Abstract: The future global quantum internet will require high-performance matter-photon interfaces. The highly demanding technological requirements indicate that the matter-photon interfaces currently under study all have potentially unworkable drawbacks, and there is a global race underway to identify the best possible new alternative. For overwhelming commercial and quantum reasons, silicon is the best possible host for such an interface. Silicon is not only the most developed integrated photonics and electronics platform by far, isotopically purified silicon-28 has also set records for quantum lifetimes at both cryogenic and room temperatures [1]. Despite this, the vast majority of research into photon-spin interfaces has notably focused on visible-wavelength colour centres in other materials. In this talk I will introduce a variety of silicon colour centres and discuss their properties in isotopically purified silicon-28. Some of these centres have zero-phonon optical transitions in the telecommunications bands [2], some have long-lived spins in their ground states [3], and some, including the newly rediscovered T centre, have both [4].
[1] K. Saeedi, S. Simmons, J.Z. Salvail, et al. Science 342:830 (2013).
[2] C. Chartrand, L. Bergeron, K.J. Morse, et al. Phys. Rev. B 98:195201 (2018).
[3] K. Morse, R. Abraham, A. DeAbreu, et al. Science Advances 3:e1700930 (2017).

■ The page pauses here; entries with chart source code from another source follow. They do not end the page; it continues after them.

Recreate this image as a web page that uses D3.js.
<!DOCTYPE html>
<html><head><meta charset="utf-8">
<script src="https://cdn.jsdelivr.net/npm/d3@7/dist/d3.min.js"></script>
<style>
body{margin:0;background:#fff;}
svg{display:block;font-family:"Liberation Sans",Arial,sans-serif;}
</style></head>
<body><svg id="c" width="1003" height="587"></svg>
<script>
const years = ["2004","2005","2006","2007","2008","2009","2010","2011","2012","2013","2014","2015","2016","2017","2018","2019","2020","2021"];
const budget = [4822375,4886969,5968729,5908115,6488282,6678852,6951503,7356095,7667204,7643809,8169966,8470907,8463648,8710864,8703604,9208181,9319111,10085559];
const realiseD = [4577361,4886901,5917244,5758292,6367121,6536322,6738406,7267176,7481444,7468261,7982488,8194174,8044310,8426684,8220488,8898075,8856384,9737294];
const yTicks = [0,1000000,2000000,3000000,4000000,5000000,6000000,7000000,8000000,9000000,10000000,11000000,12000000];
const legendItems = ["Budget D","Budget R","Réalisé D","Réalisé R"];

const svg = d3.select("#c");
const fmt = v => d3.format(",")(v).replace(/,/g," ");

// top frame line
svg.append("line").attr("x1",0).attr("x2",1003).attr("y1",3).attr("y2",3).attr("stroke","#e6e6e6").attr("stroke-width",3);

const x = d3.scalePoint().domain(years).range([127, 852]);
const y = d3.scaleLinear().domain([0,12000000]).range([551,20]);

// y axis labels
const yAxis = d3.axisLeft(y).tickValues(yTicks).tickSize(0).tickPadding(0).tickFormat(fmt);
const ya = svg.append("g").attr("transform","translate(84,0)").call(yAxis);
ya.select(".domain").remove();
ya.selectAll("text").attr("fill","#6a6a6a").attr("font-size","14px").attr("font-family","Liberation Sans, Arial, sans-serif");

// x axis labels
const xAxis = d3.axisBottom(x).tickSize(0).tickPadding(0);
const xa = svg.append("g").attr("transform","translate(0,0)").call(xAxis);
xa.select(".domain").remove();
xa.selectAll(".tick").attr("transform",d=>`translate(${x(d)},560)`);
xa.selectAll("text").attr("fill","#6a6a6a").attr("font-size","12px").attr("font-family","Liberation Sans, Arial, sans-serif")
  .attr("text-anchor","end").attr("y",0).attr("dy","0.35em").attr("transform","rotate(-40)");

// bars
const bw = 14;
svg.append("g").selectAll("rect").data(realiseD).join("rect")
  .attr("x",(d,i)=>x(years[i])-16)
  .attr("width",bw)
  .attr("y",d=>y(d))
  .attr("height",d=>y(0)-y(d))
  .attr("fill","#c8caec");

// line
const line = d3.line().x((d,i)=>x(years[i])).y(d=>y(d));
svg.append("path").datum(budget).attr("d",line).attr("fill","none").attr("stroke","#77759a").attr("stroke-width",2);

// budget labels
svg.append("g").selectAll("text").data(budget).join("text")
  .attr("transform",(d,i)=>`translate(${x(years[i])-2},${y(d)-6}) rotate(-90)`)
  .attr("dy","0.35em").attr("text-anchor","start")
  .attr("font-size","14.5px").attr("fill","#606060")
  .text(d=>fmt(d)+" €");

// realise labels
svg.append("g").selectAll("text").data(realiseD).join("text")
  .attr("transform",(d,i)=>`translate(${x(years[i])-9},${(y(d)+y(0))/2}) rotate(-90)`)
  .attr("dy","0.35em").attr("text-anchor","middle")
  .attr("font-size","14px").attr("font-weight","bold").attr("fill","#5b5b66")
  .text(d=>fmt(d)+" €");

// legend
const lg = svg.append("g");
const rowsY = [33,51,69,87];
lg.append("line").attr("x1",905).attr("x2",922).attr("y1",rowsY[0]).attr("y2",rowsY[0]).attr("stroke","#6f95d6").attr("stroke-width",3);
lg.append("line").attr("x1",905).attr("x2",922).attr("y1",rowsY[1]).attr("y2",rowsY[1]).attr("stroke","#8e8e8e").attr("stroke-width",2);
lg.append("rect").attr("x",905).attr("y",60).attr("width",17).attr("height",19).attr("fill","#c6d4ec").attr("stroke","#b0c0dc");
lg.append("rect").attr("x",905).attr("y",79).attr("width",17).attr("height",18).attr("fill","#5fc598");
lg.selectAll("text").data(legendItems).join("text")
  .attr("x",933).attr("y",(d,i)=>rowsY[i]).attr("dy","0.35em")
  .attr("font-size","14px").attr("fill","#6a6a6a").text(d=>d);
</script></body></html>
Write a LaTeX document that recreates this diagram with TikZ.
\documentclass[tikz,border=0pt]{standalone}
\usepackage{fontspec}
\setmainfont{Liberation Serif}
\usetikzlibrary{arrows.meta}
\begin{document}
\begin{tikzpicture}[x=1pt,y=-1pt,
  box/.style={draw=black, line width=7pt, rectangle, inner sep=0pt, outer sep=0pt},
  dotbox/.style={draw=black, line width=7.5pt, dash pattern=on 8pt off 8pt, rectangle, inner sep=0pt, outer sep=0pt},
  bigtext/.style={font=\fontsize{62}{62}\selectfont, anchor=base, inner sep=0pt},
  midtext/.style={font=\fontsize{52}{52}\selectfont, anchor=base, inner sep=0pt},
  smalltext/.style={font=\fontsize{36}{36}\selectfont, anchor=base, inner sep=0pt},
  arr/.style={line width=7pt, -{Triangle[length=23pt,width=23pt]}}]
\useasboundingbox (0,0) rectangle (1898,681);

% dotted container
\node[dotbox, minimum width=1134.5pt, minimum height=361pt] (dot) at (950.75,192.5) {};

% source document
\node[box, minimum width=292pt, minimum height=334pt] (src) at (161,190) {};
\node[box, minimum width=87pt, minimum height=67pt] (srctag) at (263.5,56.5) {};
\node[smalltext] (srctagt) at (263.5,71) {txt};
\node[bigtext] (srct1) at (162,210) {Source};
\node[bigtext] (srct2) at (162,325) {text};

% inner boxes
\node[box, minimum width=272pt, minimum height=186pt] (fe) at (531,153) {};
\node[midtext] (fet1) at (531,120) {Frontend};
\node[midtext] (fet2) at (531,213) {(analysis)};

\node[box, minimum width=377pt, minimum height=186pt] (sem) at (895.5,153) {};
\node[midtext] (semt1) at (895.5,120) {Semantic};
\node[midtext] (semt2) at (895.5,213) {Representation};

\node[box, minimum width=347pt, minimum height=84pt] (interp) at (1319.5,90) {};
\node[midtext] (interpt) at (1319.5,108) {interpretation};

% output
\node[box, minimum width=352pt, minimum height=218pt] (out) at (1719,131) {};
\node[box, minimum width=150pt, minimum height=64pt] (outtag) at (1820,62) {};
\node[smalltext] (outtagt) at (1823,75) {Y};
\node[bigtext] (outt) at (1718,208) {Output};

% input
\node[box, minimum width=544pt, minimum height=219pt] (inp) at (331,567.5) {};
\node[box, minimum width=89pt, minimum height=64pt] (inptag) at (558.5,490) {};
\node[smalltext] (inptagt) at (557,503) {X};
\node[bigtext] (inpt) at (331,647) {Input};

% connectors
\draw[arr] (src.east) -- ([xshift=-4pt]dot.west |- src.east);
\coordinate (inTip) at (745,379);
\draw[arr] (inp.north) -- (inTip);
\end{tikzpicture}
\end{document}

[4] L. Bergeron, C. Chartrand, A.T.K. Kurkjian, et al. PRXQuantum 1 020301 (2020).

Bio

Stephanie Simmons is an Assistant Professor, Canada Research Chair, and CIFAR Fellow, based out of the Department of Physics at Simon Fraser University (SFU), and is the Founder and Chief Quantum Officer of Photonic Inc. Dr. Stephanie Simmons earned a B.Math (Pure Mathematics and Mathematical Physics) from the University of Waterloo, and then a Ph.D. in Materials Science at Oxford University in 2011 as a Clarendon Scholar. She then completed her Junior Research Fellowship and Glasstone Research Fellowship from St. John’s College in Oxford University, and went to be a Postdoctoral Research Fellow of the Electrical Engineering Department at the University of New South Wales in Australia. She Joined Simon Fraser University as a Canada Research Chair in Quantum Nanoelectronics in the fall of 2015, and there leads the Silicon Quantum Technology research group. Stephanie works on silicon-based spin quantum bits (‘qubits’) with the particular aim to develop CMOS- and telecom-compatible scalable quantum technologies. Her work on silicon quantum technologies was awarded a Physics World Top Ten Breakthrough of the Year of 2013 and again in 2015, and she is one of only 5 individuals to have ever won this award twice. She was named one of Canada’s Top 40 Under 40 for 2020. Her work has been covered by the New York Times, CBC, BBC, Scientific American, the New Scientist, and many others.